Più tardi - una trentina d'anni dopo del 1280 - Avignone diventò sede papale; e vi confluirono uomini e libri: appunto la I, la III e persino la rara IV Decade e dal 1309 anche fra Tolomeo: al seguito del cardinale Leonardo Patrasso, zio di Bonifacio VIII, e vi rimase, pare, fino al 1318[2].
<2.> Subito dopo "venisse" o "venisse enim" l'una e l'altra famiglia danno "in populi romani potestatem qui beneficio quam metu obligare homines malit" e invece Tolomeo presenta, sia nella Determinatio che poi nel De regno, «obligare homines malunt»: ma solo, credo, per una comprensibile variante stilistica; che probalmente egli già aveva inserito nei suoi appunti e quindi mantenne tanto nella Determinatio che nel De regno. Tolomeo non ricorse al Laurenziano 63.21: dove una squadra di copisti trascrisse a Roma dopo la metà del s. XII l'intera III Decade della famiglia normale, e dove dei correttori aggiunsero nei libri XXVI-XXX sui margini le varianti e in fine gli ultimi capitoli del libro XXX dalla famiglia dei libri XXVI-XL; e che godé di una solida fortuna nel Trecento[3]. Infatti il Laurenziano offre nel testo la lezione normale "venire"; e nel margine la variante "venire enim": anzi che "venisse enim", come nella famiglia XXVI-XL. Tolomeo però non |p. 89| avrà incontrato i libri XXVI-XXX di questa famiglia; che nemmeno noi riusciamo a raggiungere; ma uno dei vaari esemplari, in buona parte superstiti, dove la lezione normale era stata medicata con le varianti della famiglia rara: come appunto il Laurenziano 63.21 e come per mano del Petrarca il suo Harleiano 2493 della British Library[4]. E il giovane Tolomeo raggiunse altre opere nelle fornite riserve romane?

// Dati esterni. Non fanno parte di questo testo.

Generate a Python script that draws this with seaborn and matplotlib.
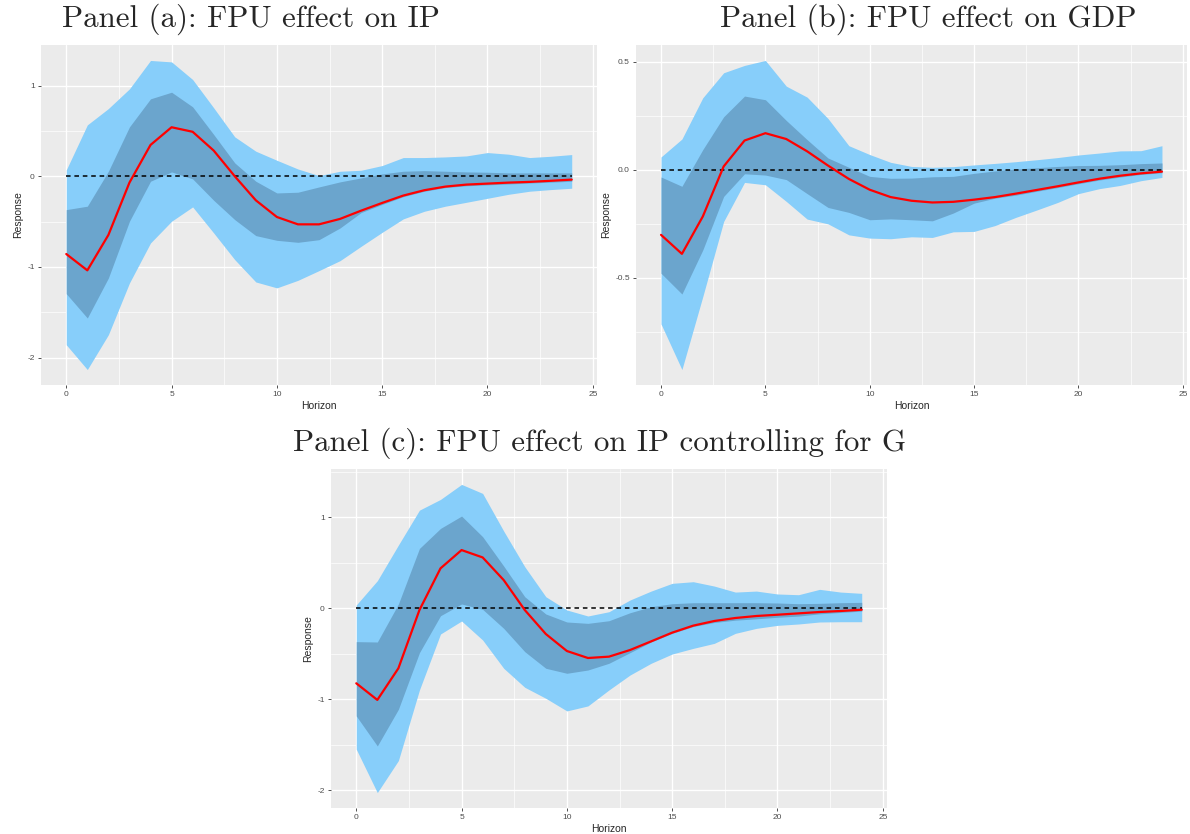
"""Impulse responses of IP and GDP to an FPU shock, three panels in ggplot style."""
import matplotlib
matplotlib.use("Agg")
import matplotlib.pyplot as plt
import numpy as np
import pandas as pd
import seaborn as sns

HORIZON = list(range(25))

# Panel (a): FPU effect on IP
IP_MEAN = [-0.857, -1.037, -0.647, -0.07, 0.345, 0.54, 0.49, 0.283, 0.0, -0.265, -0.449, -0.53, -0.53,
           -0.47, -0.379, -0.294, -0.213, -0.154, -0.114, -0.092, -0.081, -0.07, -0.062, -0.05, -0.037]
IP_OUT_HI = [0.07, 0.566, 0.746, 0.963, 1.276, 1.26, 1.066, 0.754, 0.434, 0.276, 0.176, 0.08, 0.007,
             0.055, 0.066, 0.118, 0.206, 0.206, 0.213, 0.224, 0.261, 0.243, 0.206, 0.22, 0.239]
IP_OUT_LO = [-1.857, -2.13, -1.746, -1.176, -0.735, -0.496, -0.338, -0.625, -0.919, -1.165, -1.23, -1.147,
             -1.04, -0.93, -0.772, -0.618, -0.47, -0.386, -0.33, -0.287, -0.243, -0.199, -0.165, -0.147, -0.132]
IP_IN_HI = [-0.368, -0.33, 0.055, 0.544, 0.853, 0.926, 0.765, 0.46, 0.147, -0.055, -0.184, -0.176, -0.118,
            -0.062, -0.018, 0.026, 0.055, 0.062, 0.055, 0.048, 0.044, 0.037, 0.037, 0.037, 0.037]
IP_IN_LO = [-1.294, -1.562, -1.121, -0.496, -0.055, 0.048, -0.029, -0.265, -0.478, -0.654, -0.706, -0.728,
            -0.699, -0.57, -0.40, -0.31, -0.225, -0.165, -0.125, -0.105, -0.095, -0.085, -0.075, -0.065, -0.055]

# Panel (b): FPU effect on GDP
GDP_MEAN = [-0.302, -0.39, -0.217, 0.015, 0.135, 0.169, 0.142, 0.085, 0.019, -0.043, -0.093, -0.127, -0.144,
            -0.152, -0.149, -0.139, -0.127, -0.111, -0.094, -0.077, -0.059, -0.042, -0.028, -0.017, -0.009]
GDP_OUT_HI = [0.059, 0.142, 0.333, 0.449, 0.483, 0.506, 0.387, 0.336, 0.237, 0.111, 0.07, 0.034, 0.015,
              0.011, 0.014, 0.022, 0.029, 0.037, 0.046, 0.056, 0.068, 0.077, 0.087, 0.088, 0.111]
GDP_OUT_LO = [-0.715, -0.926, -0.588, -0.24, -0.059, -0.07, -0.147, -0.229, -0.251, -0.302, -0.317, -0.32,
              -0.311, -0.314, -0.288, -0.286, -0.259, -0.221, -0.187, -0.152, -0.111, -0.088, -0.073, -0.051, -0.036]
GDP_IN_HI = [-0.034, -0.077, 0.093, 0.245, 0.341, 0.324, 0.228, 0.139, 0.054, 0.011, -0.031, -0.04, -0.039,
             -0.033, -0.031, -0.017, -0.006, 0.003, 0.009, 0.015, 0.019, 0.02, 0.023, 0.028, 0.031]
GDP_IN_LO = [-0.48, -0.576, -0.372, -0.124, -0.019, -0.025, -0.046, -0.111, -0.175, -0.198, -0.232, -0.228,
             -0.232, -0.237, -0.201, -0.155, -0.132, -0.118, -0.10, -0.083, -0.065, -0.048, -0.034, -0.022, -0.014]

# Panel (c): FPU effect on IP controlling for G
IPG_MEAN = [-0.824, -1.007, -0.659, -0.018, 0.44, 0.641, 0.56, 0.311, -0.018, -0.282, -0.469, -0.546, -0.531,
            -0.458, -0.363, -0.267, -0.19, -0.139, -0.106, -0.084, -0.07, -0.055, -0.04, -0.029, -0.015]
IPG_OUT_HI = [0.037, 0.304, 0.696, 1.08, 1.198, 1.363, 1.264, 0.85, 0.458, 0.128, -0.018, -0.084, -0.037,
              0.092, 0.19, 0.275, 0.293, 0.245, 0.179, 0.19, 0.158, 0.15, 0.209, 0.179, 0.165]
IPG_OUT_LO = [-1.549, -2.026, -1.674, -0.897, -0.282, -0.139, -0.348, -0.659, -0.868, -0.989, -1.128, -1.073,
              -0.897, -0.733, -0.604, -0.502, -0.44, -0.385, -0.275, -0.22, -0.187, -0.172, -0.15, -0.147, -0.147]
IPG_IN_HI = [-0.366, -0.37, 0.048, 0.659, 0.879, 1.015, 0.788, 0.465, 0.128, -0.062, -0.15, -0.165, -0.136,
             -0.048, 0.018, 0.051, 0.062, 0.062, 0.062, 0.062, 0.059, 0.051, 0.055, 0.062, 0.066]
IPG_IN_LO = [-1.183, -1.513, -1.11, -0.487, -0.081, 0.048, -0.011, -0.22, -0.476, -0.659, -0.714, -0.678,
             -0.604, -0.487, -0.37, -0.275, -0.2, -0.155, -0.13, -0.115, -0.098, -0.085, -0.06, -0.045, -0.03]

TITLES = ["Panel (a): FPU effect on IP", "Panel (b): FPU effect on GDP",
          "Panel (c): FPU effect on IP controlling for G"]
Y_TICKS = [[-2, -1, 0, 1], [-0.5, 0.0, 0.5], [-2, -1, 0, 1]]
Y_LABELS = [["-2", "-1", "0", "1"], ["-0.5", "0.0", "0.5"], ["-2", "-1", "0", "1"]]
X_TICKS = [0, 5, 10, 15, 20, 25]

LIGHT = "#87CEFA"
DARK = "#6BA5CD"

sns.set_theme(style="darkgrid")
plt.rcParams["font.family"] = ["Liberation Sans", "DejaVu Sans"]
plt.rcParams["axes.unicode_minus"] = False


def draw_panel(ax, mean, out_lo, out_hi, in_lo, in_hi, yticks, ylabels):
    df = pd.DataFrame({"Horizon": HORIZON, "Response": mean, "Zero": [0.0] * len(HORIZON)})
    ax.set_facecolor("#EBEBEB")
    ax.fill_between(HORIZON, out_lo, out_hi, color=LIGHT, lw=0, zorder=2)
    ax.fill_between(HORIZON, in_lo, in_hi, color=DARK, lw=0, zorder=3)
    sns.lineplot(data=df, x="Horizon", y="Zero", color="black", lw=1.1, ax=ax, zorder=4,
                 linestyle=(0, (3, 2.5)))
    sns.lineplot(data=df, x="Horizon", y="Response", color="red", lw=1.6, ax=ax, zorder=5)

    lo, hi = min(out_lo), max(out_hi)
    pad = 0.05 * (hi - lo)
    ax.set_xticks(X_TICKS)
    ax.set_xticks([2.5, 7.5, 12.5, 17.5, 22.5], minor=True)
    ax.set_yticks(yticks)
    ax.set_yticklabels(ylabels)
    step = yticks[1] - yticks[0]
    ax.set_yticks([t + step / 2 for t in yticks[:-1]] + [yticks[0] - step / 2, yticks[-1] + step / 2],
                  minor=True)
    ax.set_xlim(-1.2, 25.2)
    ax.set_ylim(lo - pad, hi + pad)
    ax.grid(which="major", color="white", lw=1.0, zorder=0)
    ax.grid(which="minor", color="white", lw=0.5, zorder=0)
    ax.set_axisbelow(True)
    for s in ax.spines.values():
        s.set_visible(False)
    ax.tick_params(axis="both", which="major", length=2.5, width=0.6, color="#333333",
                   labelsize=6, labelcolor="#4D4D4D", pad=2, bottom=True, left=True)
    ax.tick_params(axis="both", which="minor", length=0)
    ax.set_xlabel("Horizon", fontsize=7.5, labelpad=2)
    ax.set_ylabel("Response", fontsize=7.5, labelpad=3)


fig = plt.figure(figsize=(11.9, 8.34), dpi=100)
W, H = 1190, 834
boxes = [(41, 45, 597, 385), (636, 45, 1187, 385), (331, 469, 887, 808)]
series = [
    (IP_MEAN, IP_OUT_LO, IP_OUT_HI, IP_IN_LO, IP_IN_HI),
    (GDP_MEAN, GDP_OUT_LO, GDP_OUT_HI, GDP_IN_LO, GDP_IN_HI),
    (IPG_MEAN, IPG_OUT_LO, IPG_OUT_HI, IPG_IN_LO, IPG_IN_HI),
]
for i, (x0, y0, x1, y1) in enumerate(boxes):
    ax = fig.add_axes([x0 / W, 1 - y1 / H, (x1 - x0) / W, (y1 - y0) / H])
    draw_panel(ax, *series[i], Y_TICKS[i], Y_LABELS[i])

title_pos = [(251, 19), (928, 19), (600, 443)]
for t, (cx, cy) in zip(TITLES, title_pos):
    fig.text(cx / W, 1 - cy / H, t, ha="center", va="center", fontsize=22.3, family="cmr10")

fig.savefig("out.png", dpi=100)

<3.> Tolomeo bene appartenne alla schiera robusta dei domenicani toscani che tra Due e Trecento contribuì a trasformare rapidamente la Toscana ancora provinciale e ancora poco provveduta di libri nelle rigogliosissima Toscana di Dante, del Boccaccio e, nonostante la sua pertinace assenza, ma attraverso le molte amicizie che lì contrasse e quindi i molti scambi che vi mantenne, anche del Petrarca: insomma nella fonte della lingua italiana e nella capitale della nuova letteratura e della nuova arte per l'Italia e per l'Europa.
[1] Billanovich, La biblioteca papale salvò le Storie di Livio, «Studi petrarcheschi» 3 (1986) 1-115; Billanovich, Il testo di Livio. Da Roma a Padova, a Avignone, a Oxford, «Italia medioevale e umanistica» 32 (1989) 53-99.
[2] I. Taurisano, I domenicani in Lucca, Lucca 1914, 64 e 80 n. 1. [BiblDom XXXIX.5.2]
[3] Billanovich, La biblioteca 8, 34-35, 43-45, 49, 77-78, 82, 85-87, 90, 99-102, 105-106, 113-114.
[4] Billanovich, La tradizione del testo di Livio e le origini dell'Umanesimo, vol. II, Il Livio del Petrarca e del Valla..., Padova 1982.